How do you soften a horse's mouth?

A hard mouth is almost always the result of how a horse has been ridden, not a permanent physical condition. Horses become dull or resistant in the mouth when they have been pulled on consistently, have learned to brace against steady rein pressure, or have never been taught to respond to light contact in a meaningful way. Softening the mouth is a training process, not a quick fix, and it begins with changing the rider's hands before asking anything different of the horse. The foundation of a soft mouth is teaching the horse to yield to pressure rather than brace against it. This starts on the ground. Teaching a horse to flex laterally from halter pressure, then from a snaffle, establishes the basic response — when pressure is applied, the correct answer is to move toward release rather than push back. A horse that understands this concept on the ground brings it into the saddle. Under saddle, avoid the temptation to use steady backward pulling pressure to soften a horse. Steady pressure teaches bracing. Instead, use brief, directional rein pressure with an immediate release the moment the horse gives. The release is the reward and the lesson. Without a timely release, the horse has no reason to soften and every reason to continue bracing. Working the horse in a simple snaffle and spending time on serpentines, circles, and direction changes that require the horse to flex through the poll and neck builds softness over time.
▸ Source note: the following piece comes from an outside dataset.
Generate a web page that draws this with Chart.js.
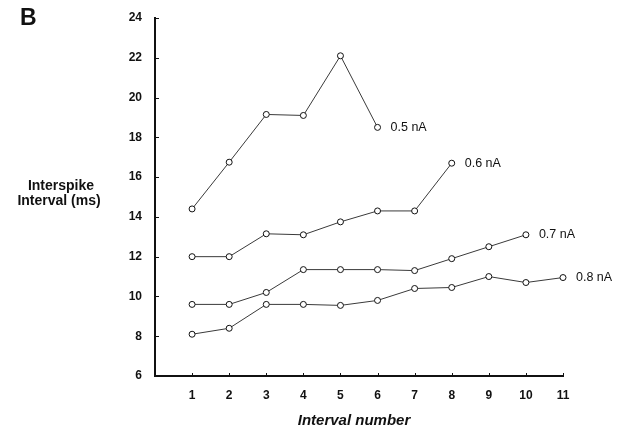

The goal is not a horse that hangs on a loose rein because the rider has given up, but a horse that carries itself lightly with minimal rein contact because it has learned that softness is the comfortable and rewarding response. Patience matters more than technique in this process. A horse that has spent years learning to brace will not soften in a few sessions. Consistent, quiet riding with well-timed releases is the only thing that creates a genuinely soft mouth over time.